Há uma diferença conceitual: Jesus propõe o amor como a base da amizade. Mas não o mero amor, e sim o amor sacrificial. “Ninguém tem maior amor do que este: de dar alguém a própria vida em favor dos seus amigos.” (Jo 15.13). O Evangelho nos ensina que o olhar pagão acerca da amizade não consegue contemplar a visão ingênua do homem como alguém virtuoso. O Evangelho traz uma visão mais realista. O cristianismo ensina que é possível amar um traidor e chamá-lo de amigo.

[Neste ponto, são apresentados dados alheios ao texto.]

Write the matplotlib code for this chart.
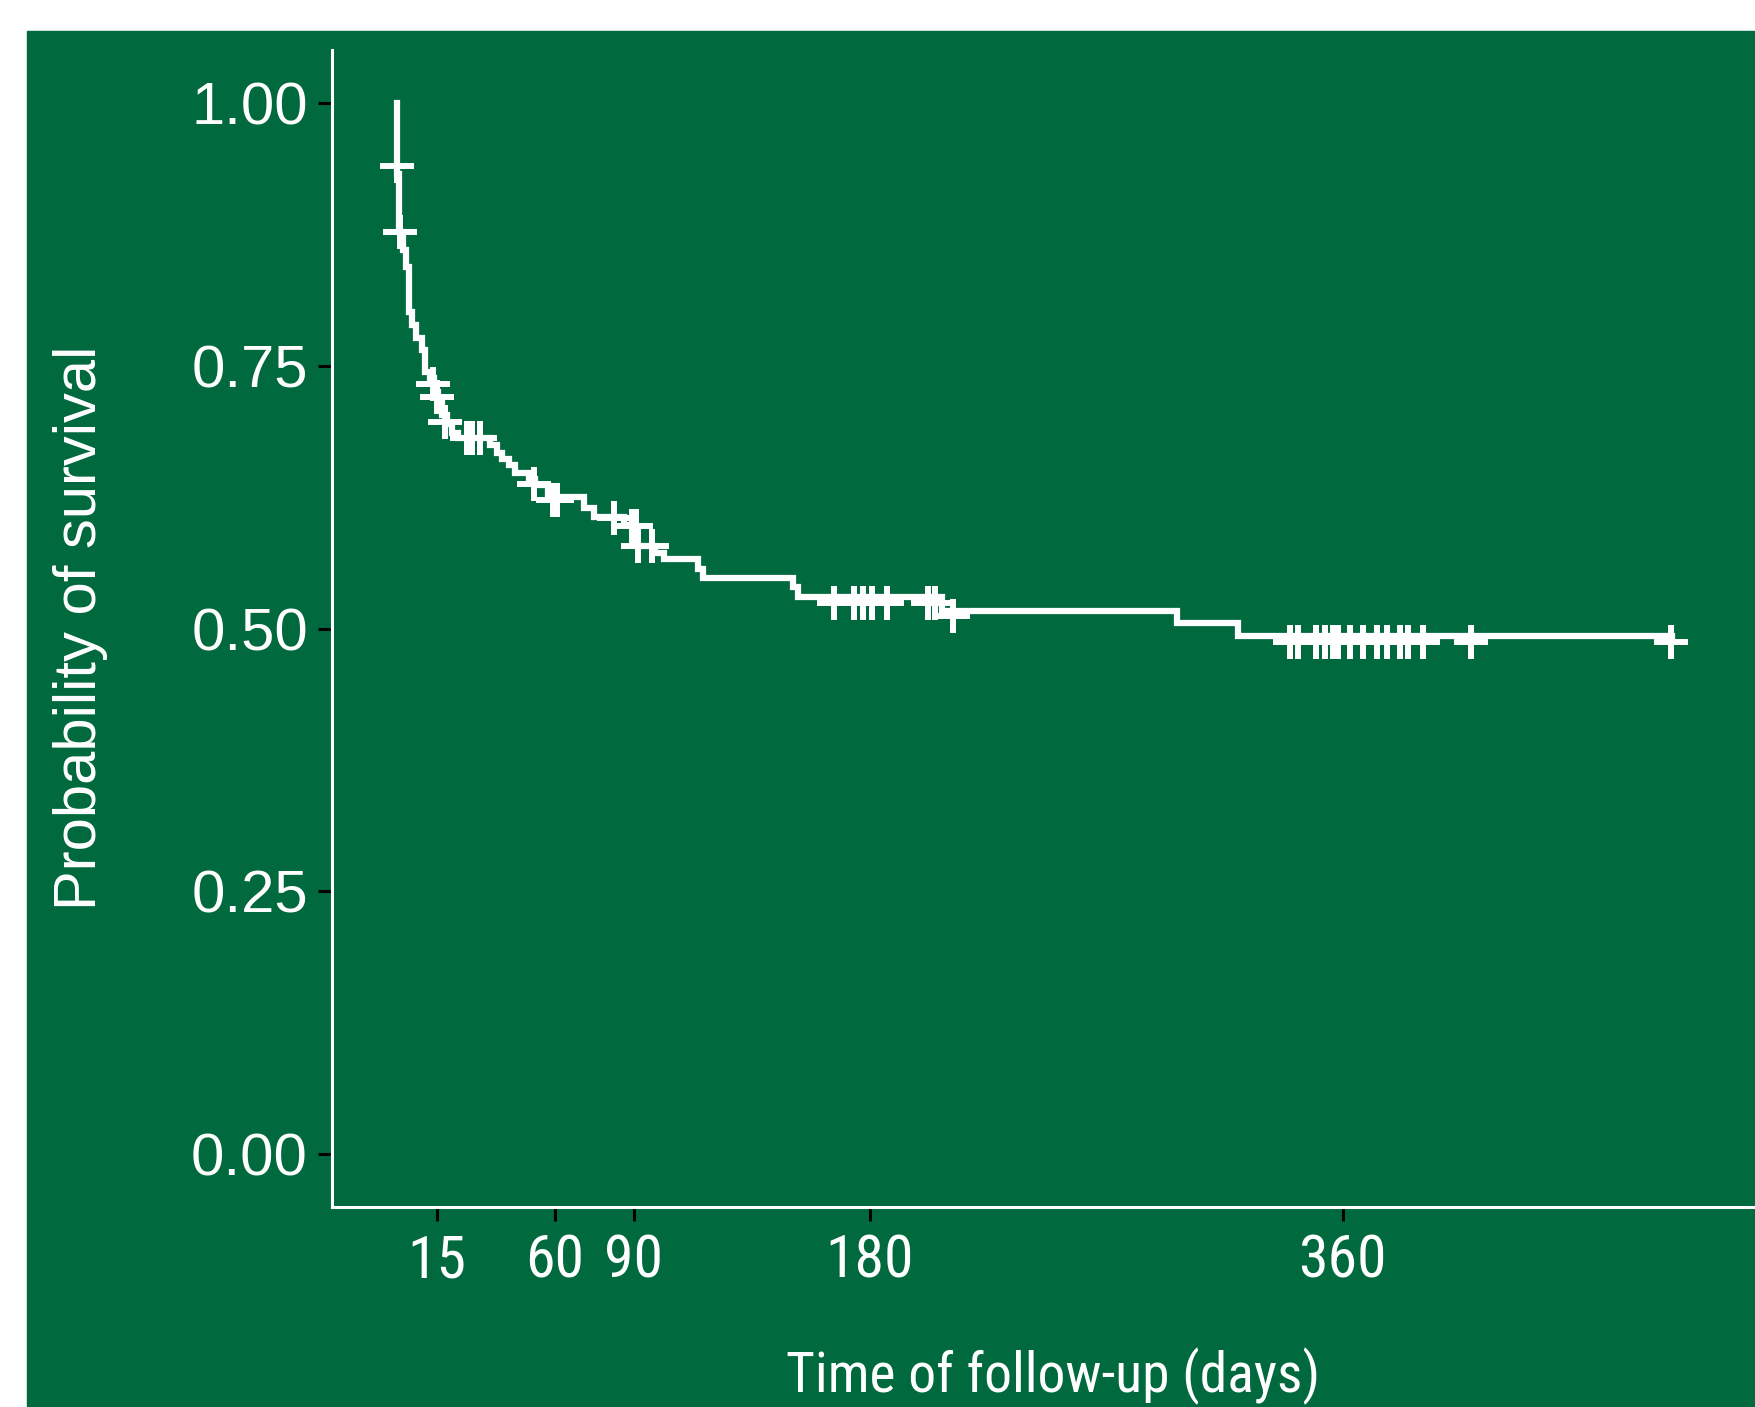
import matplotlib
matplotlib.use('Agg')
import matplotlib.pyplot as plt
from matplotlib import font_manager
from matplotlib.patches import Rectangle

# Kaplan-Meier steps (day of drop, survival after drop)
event_days = [0.0, 0.8, 2.2, 3.3, 4.5, 5.7, 7.0, 9.4, 10.5, 12.5, 14.0, 15.5,
              17.0, 19.0, 21.0, 23.0, 35.5, 38.0, 40.0, 42.5, 45.0, 50.0, 52.5,
              57.5, 71.0, 75.0, 86.5, 90.0, 91.0, 98.0, 101.5, 114.5, 116.5,
              150.6, 152.6, 207.5, 297.0, 320.0]
surv_after = [0.932, 0.877, 0.860, 0.844, 0.801, 0.789, 0.776, 0.765, 0.744,
              0.738, 0.725, 0.714, 0.703, 0.694, 0.686, 0.681, 0.674, 0.667,
              0.661, 0.655, 0.648, 0.642, 0.636, 0.625, 0.615, 0.606, 0.598,
              0.588, 0.578, 0.572, 0.566, 0.557, 0.548, 0.539, 0.530, 0.517,
              0.505, 0.493]
last_day = 485.5

# censored observations (+ marks)
censor_days = [0.0, 0.9, 13.5, 15.0, 18.3, 26.5, 28.5, 31.4, 52.0, 59.2, 60.8,
               82.5, 89.5, 91.0, 91.8, 97.0,
               166.3, 174.0, 177.4, 180.6, 186.4, 202.0, 204.8, 211.7,
               340.0, 343.0, 350.0, 353.3, 356.4, 358.3, 362.8, 367.8, 373.0,
               376.9, 382.0, 385.0, 390.7, 408.8, 485.0]
censor_surv = [0.940, 0.877, 0.732, 0.720, 0.696, 0.681, 0.681, 0.681, 0.637,
               0.622, 0.622, 0.605, 0.597, 0.597, 0.578, 0.578,
               0.524, 0.524, 0.524, 0.524, 0.524, 0.524, 0.524, 0.512,
               0.487, 0.487, 0.487, 0.487, 0.487, 0.487, 0.487, 0.487, 0.487,
               0.487, 0.487, 0.487, 0.487, 0.487, 0.487]

x_ticks = [15, 60, 90, 180, 360]
y_ticks = [0.0, 0.25, 0.5, 0.75, 1.0]
y_ticklabels = ['0.00', '0.25', '0.50', '0.75', '1.00']

green = '#00693E'
regular = ['Liberation Sans', 'DejaVu Sans']

# x axis text in the original is a condensed Arial-like face; use one if present
installed = {f.name for f in font_manager.fontManager.ttflist}
narrow = None
for cand in ['Liberation Sans Narrow', 'Arial Narrow', 'Roboto Condensed',
             'Open Sans Condensed', 'Noto Sans Condensed']:
    if cand in installed:
        narrow = cand
        break
if narrow is None:
    others = sorted(n for n in installed if 'Narrow' in n or 'Condensed' in n)
    narrow = others[0] if others else None
if narrow is not None:
    fam = [narrow, 'Liberation Sans']
    xfont = font_manager.FontProperties(family=fam, size=43)
    lblfont = font_manager.FontProperties(family=fam, size=40)
else:
    xfont = font_manager.FontProperties(family=regular, size=40)
    lblfont = font_manager.FontProperties(family=regular, size=36)

fig = plt.figure(figsize=(17.56, 14.07), dpi=100, facecolor='white')
# green panel (white margin on top and left as in the original crop)
fig.patches.append(Rectangle((27 / 1756, 0), 1, 1 - 31 / 1407,
                             transform=fig.transFigure, color=green, zorder=-5))

ax = fig.add_axes([0.1888, 0.1421, 0.8226, 0.8224])
ax.set_zorder(2)
ax.set_facecolor(green)

xs = [0.0] + event_days + [last_day]
ys = [1.0] + surv_after + [surv_after[-1]]
ax.step(xs, ys, where='post', color='white', lw=4.5, solid_joinstyle='miter')
ax.plot(censor_days, censor_surv, ls='none', marker='+', ms=24.5, mew=4.3,
        color='white')

ax.set_xlim(-25, 525)
ax.set_ylim(-0.05, 1.05)

for s in ['top', 'right']:
    ax.spines[s].set_visible(False)
for s in ['left', 'bottom']:
    ax.spines[s].set_color('white')
    ax.spines[s].set_linewidth(2.2)

ax.set_xticks(x_ticks)
ax.set_xticklabels([str(t) for t in x_ticks], fontproperties=xfont,
                   color='white')
ax.set_yticks(y_ticks)
ax.set_yticklabels(y_ticklabels, family=regular, fontsize=43, color='white')
ax.tick_params(axis='both', length=10, width=2.2, color='black')
ax.tick_params(axis='x', pad=8)
ax.tick_params(axis='y', pad=7)

fig.text(81 / 1756, 1 - 628 / 1407, 'Probability of survival', rotation=90,
         ha='center', va='center', family=regular, fontsize=43, color='white')
fig.text(1053 / 1756, 1 - 1392 / 1407, 'Time of follow-up (days)',
         ha='center', va='baseline', fontproperties=lblfont, color='white')

fig.savefig('out.png', dpi=100, facecolor='white')
plt.close('all')
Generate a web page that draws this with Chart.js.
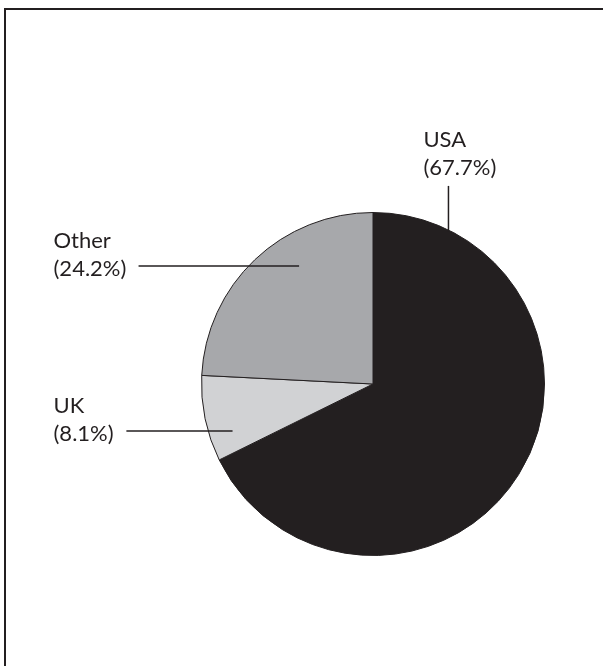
<!DOCTYPE html>
<html>
<head>
<meta charset="utf-8">
<script src="https://cdn.jsdelivr.net/npm/chart.js@4"></script>
<style>
    html, body { margin: 0; padding: 0; background: #fff; overflow: hidden; }
    #wrap { position: relative; width: 603px; height: 666px; }
</style>
</head>
<body>
<div id="wrap"><canvas id="myChart" width="603" height="666"></canvas></div>
<script>
const countries = ['USA', 'UK', 'Other'];
const shares = [67.7, 8.1, 24.2];
const sliceColors = ['#231f20', '#d1d2d4', '#a7a8ab'];

// where each label and its leader line sit, in units of the pie radius from the centre
const labelSpots = {
    USA:   { tx: 0.294, ty: -1.382, line: [[0.44, -1.155], [0.44, -0.89]] },
    Other: { tx: -1.863, ty: -0.791, line: [[-1.367, -0.688], [-0.431, -0.688]] },
    UK:    { tx: -1.863, ty: 0.169, line: [[-1.438, 0.274], [-0.819, 0.274]] }
};

const ink = '#231f20';

// outer frame, only its top and left edges fall inside the page
const framePlugin = {
    id: 'frame',
    beforeDraw(chart) {
        const ctx = chart.ctx;
        ctx.save();
        ctx.strokeStyle = ink;
        ctx.lineWidth = 2;
        ctx.strokeRect(5, 9, 900, 900);
        ctx.restore();
    }
};

const calloutPlugin = {
    id: 'callouts',
    afterDatasetsDraw(chart) {
        const ctx = chart.ctx;
        const arcs = chart.getDatasetMeta(0).data;
        const cx = arcs[0].x, cy = arcs[0].y, r = arcs[0].outerRadius;
        ctx.save();
        ctx.strokeStyle = ink;
        ctx.fillStyle = ink;
        ctx.lineWidth = 1.5;
        ctx.font = '22px Lato';
        ctx.textBaseline = 'alphabetic';
        countries.forEach((name, i) => {
            const spot = labelSpots[name];
            const [a, b] = spot.line;
            ctx.beginPath();
            ctx.moveTo(cx + a[0] * r, cy + a[1] * r);
            ctx.lineTo(cx + b[0] * r, cy + b[1] * r);
            ctx.stroke();
            const x = cx + spot.tx * r, y = cy + spot.ty * r;
            ctx.fillText(name, x, y);
            ctx.fillText('(' + shares[i].toFixed(1) + '%)', x, y + 28);
        });
        ctx.restore();
    }
};

let myChart;

document.addEventListener('DOMContentLoaded', function () {
    const ctx = document.getElementById('myChart');
    myChart = new Chart(ctx, {
        type: 'pie',
        data: {
            labels: countries,
            datasets: [{
                data: shares,
                backgroundColor: sliceColors,
                borderColor: ink,
                borderWidth: 1
            }]
        },
        options: {
            responsive: false,
            animation: false,
            layout: {
                padding: { left: 201, right: 58, top: 212, bottom: 110 }
            },
            plugins: {
                legend: { display: false },
                tooltip: { enabled: false }
            }
        },
        plugins: [framePlugin, calloutPlugin]
    });
});
</script>
</body>
</html>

E vai além: a amizade pode ser cultivada por pessoas quebradas e defeituosas que lutam para ser o que Cristo quer que sejam.
Então, em um mundo em que muitos não se preocupam com perseguir virtudes ou em confiar nos outros, resta submeter-se àqueles dois tipos de amizade: a utilitarista ou a afetiva. Só nos relacionamos com pessoas que possuem a mesma opinião, jamais com quem nos desagrada, ou quem nos dá prejuízo com seus problemas e suas dores. O declínio da amizade se dá porque não temos mais esperança de que é possível que as pessoas sejam virtuosas, tampouco acreditamos que o amor sacrificial seja a base que pode nos unir às pessoas ao nosso redor.
Agora considere a cultura do cancelamento, algo muito comum no meio das mídias sociais. É algo experimentado por alguém que falou algo considerado errado pela maioria e recebe inúmeras críticas. É como um “linchamento” virtual: colocar em uma só pessoa a responsabilidade por todo um estado de desordem. Em uma sociedade evoluída, o linchamento é visto como algo primitivo, temerário e irracional. Mas a mesma lógica do linchamento pode acontecer até mesmo no dia a dia, quando se descarrega em alguém uma violência que não se contém. Pode nem sempre ser através de violência física, mas também com palavras. Apenas se deseja livrar-se da culpa em um bode expiatório, escolhendo um culpado para toda a situação.
O cancelamento, com sua “cultura de gado”, tenta juntar pessoas para si, contaminando e contagiando outras pessoas. Mais terrível do que a pandemia que corrói o corpo é esta pandemia que corrói a alma e nos faz gigantescamente violentos enquanto achamos que estamos defendendo algo publicamente.
Frequentemente não se enxerga o que está por trás da cultura de cancelamento: os atos e afeições religiosos. Ela reproduz um contágio em grupo que se alastra rapidamente, através de uma pequena fofoca de alguém que não gostamos, por exemplo. Essa lógica é demoníaca pois não percebe a busca pela paz de um jeito errado, descarregando a violência.
Qual a relação entre o declínio da amizade e a cultura do cancelamento? Sendo as amizades definidas pela utilidade ou pela afinidade, e entendendo que os cancelamentos se justificam com justiça própria, falta consciência de que todos somos quebrados.
Jesus é o exemplo maior de amizade não baseada em utilidade ou afinidade, dando sua vida por homens maus, e não por homens equilibrados e virtuosos. É isso que nos causa espanto, que nos escandaliza. Jesus nos salva sendo nós pessoas quebradas. Ele sabia que seus amigos não eram virtuosos. A questão não é se você possui amigos úteis ou que dão prazer, mas se você possui consciência de que eles são quebrados assim como você, que ora vão te negar ou te trair.
Por fim, Jesus revela o aspecto religioso da cultura do cancelamento quando ele mesmo se submete ao mecanismo da violência de uma multidão que, sabendo que ele era inocente, escolheu salvar o bandido, chamando Jesus de inimigo. Jesus, por sua vez, salva seus amigos, ainda que estes sejam os verdadeiros bandidos.